**WRITTEN REQUEST**
Exactly retype the opening line of the entries and every line after it, ending with the line that contains "dividers = [0.5, 2.5, 4.5]". Skip all pictures.

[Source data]
START
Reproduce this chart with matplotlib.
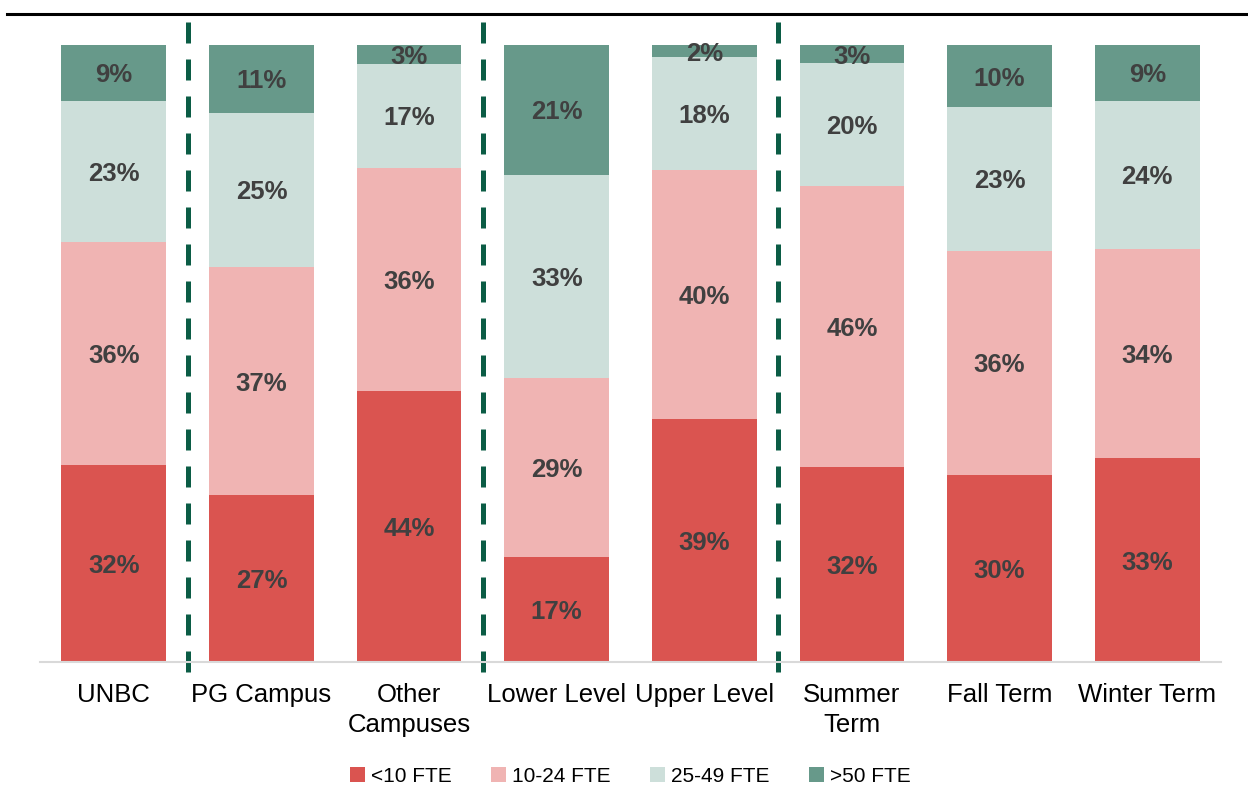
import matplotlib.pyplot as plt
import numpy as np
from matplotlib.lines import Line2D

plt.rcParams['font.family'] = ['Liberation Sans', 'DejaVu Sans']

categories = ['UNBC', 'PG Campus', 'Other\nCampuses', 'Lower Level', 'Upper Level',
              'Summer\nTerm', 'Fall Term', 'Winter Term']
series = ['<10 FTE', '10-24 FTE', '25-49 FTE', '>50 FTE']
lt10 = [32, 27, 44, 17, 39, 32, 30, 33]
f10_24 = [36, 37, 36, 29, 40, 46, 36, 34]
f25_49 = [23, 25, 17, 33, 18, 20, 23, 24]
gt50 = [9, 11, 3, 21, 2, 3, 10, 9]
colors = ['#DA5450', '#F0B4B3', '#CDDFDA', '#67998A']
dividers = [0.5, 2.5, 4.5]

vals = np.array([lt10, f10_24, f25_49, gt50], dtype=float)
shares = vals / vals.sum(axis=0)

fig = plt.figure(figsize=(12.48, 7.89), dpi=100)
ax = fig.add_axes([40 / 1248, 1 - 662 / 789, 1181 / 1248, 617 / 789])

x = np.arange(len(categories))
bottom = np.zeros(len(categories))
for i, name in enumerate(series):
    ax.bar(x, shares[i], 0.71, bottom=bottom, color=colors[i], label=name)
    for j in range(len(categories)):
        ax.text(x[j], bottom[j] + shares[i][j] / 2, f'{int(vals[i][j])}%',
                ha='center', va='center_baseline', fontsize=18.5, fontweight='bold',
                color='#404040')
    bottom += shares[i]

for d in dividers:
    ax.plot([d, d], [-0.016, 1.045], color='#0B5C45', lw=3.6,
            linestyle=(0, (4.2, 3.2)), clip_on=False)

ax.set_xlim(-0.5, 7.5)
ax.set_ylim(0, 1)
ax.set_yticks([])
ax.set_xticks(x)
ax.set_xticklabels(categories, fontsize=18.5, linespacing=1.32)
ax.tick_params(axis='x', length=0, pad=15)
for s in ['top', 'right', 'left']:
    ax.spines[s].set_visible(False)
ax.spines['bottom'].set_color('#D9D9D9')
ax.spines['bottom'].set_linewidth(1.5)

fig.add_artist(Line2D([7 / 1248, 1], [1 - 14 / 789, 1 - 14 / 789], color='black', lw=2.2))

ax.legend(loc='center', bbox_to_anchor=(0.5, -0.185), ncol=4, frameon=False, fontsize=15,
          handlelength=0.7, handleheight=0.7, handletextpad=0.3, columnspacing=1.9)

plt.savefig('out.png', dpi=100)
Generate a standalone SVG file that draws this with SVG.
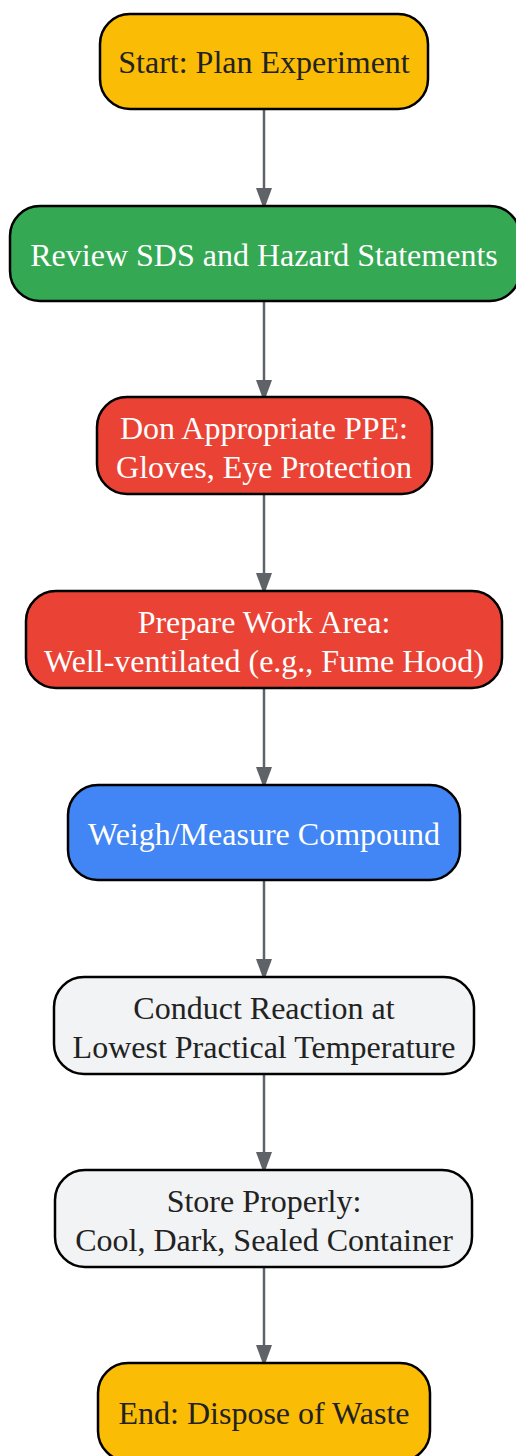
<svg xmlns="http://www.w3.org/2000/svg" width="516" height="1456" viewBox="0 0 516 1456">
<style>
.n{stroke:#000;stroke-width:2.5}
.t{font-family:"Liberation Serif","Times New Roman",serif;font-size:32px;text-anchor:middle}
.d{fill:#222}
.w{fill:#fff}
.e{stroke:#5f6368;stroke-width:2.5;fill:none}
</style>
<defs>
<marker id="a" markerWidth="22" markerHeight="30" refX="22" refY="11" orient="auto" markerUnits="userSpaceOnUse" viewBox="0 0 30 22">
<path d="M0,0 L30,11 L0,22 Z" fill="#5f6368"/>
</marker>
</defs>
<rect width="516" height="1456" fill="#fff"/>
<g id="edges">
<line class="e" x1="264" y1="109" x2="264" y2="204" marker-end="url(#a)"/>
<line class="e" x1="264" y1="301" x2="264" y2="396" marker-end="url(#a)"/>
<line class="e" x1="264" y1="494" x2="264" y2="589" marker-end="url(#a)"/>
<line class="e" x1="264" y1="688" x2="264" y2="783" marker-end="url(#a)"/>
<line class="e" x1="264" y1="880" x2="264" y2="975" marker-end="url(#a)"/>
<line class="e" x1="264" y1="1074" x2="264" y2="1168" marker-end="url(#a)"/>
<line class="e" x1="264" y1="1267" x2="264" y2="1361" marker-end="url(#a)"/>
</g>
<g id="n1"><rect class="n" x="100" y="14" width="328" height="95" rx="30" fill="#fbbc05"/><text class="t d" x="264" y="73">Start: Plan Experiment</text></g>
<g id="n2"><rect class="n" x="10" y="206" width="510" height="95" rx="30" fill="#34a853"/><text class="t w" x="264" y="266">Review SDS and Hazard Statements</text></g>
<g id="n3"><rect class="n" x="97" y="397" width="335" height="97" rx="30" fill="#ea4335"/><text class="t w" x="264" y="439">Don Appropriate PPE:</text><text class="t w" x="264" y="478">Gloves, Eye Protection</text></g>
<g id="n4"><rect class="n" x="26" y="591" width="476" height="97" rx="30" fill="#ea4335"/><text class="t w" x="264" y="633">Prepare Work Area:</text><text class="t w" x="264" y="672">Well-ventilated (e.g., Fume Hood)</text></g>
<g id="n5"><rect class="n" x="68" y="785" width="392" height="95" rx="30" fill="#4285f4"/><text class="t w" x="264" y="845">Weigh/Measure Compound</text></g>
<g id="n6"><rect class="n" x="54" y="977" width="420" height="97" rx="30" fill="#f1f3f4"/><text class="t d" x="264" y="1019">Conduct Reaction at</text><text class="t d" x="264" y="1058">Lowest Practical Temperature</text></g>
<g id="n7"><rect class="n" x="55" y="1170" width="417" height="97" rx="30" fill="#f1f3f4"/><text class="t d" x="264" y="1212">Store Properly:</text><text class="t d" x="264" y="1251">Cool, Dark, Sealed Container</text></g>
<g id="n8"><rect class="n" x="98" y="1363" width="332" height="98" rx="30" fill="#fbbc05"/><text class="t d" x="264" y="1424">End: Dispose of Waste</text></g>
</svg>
END
**COMPLETE OUTPUT**
Reproduce this chart with matplotlib.
import matplotlib.pyplot as plt
import numpy as np
from matplotlib.lines import Line2D

plt.rcParams['font.family'] = ['Liberation Sans', 'DejaVu Sans']

categories = ['UNBC', 'PG Campus', 'Other\nCampuses', 'Lower Level', 'Upper Level',
              'Summer\nTerm', 'Fall Term', 'Winter Term']
series = ['<10 FTE', '10-24 FTE', '25-49 FTE', '>50 FTE']
lt10 = [32, 27, 44, 17, 39, 32, 30, 33]
f10_24 = [36, 37, 36, 29, 40, 46, 36, 34]
f25_49 = [23, 25, 17, 33, 18, 20, 23, 24]
gt50 = [9, 11, 3, 21, 2, 3, 10, 9]
colors = ['#DA5450', '#F0B4B3', '#CDDFDA', '#67998A']
dividers = [0.5, 2.5, 4.5]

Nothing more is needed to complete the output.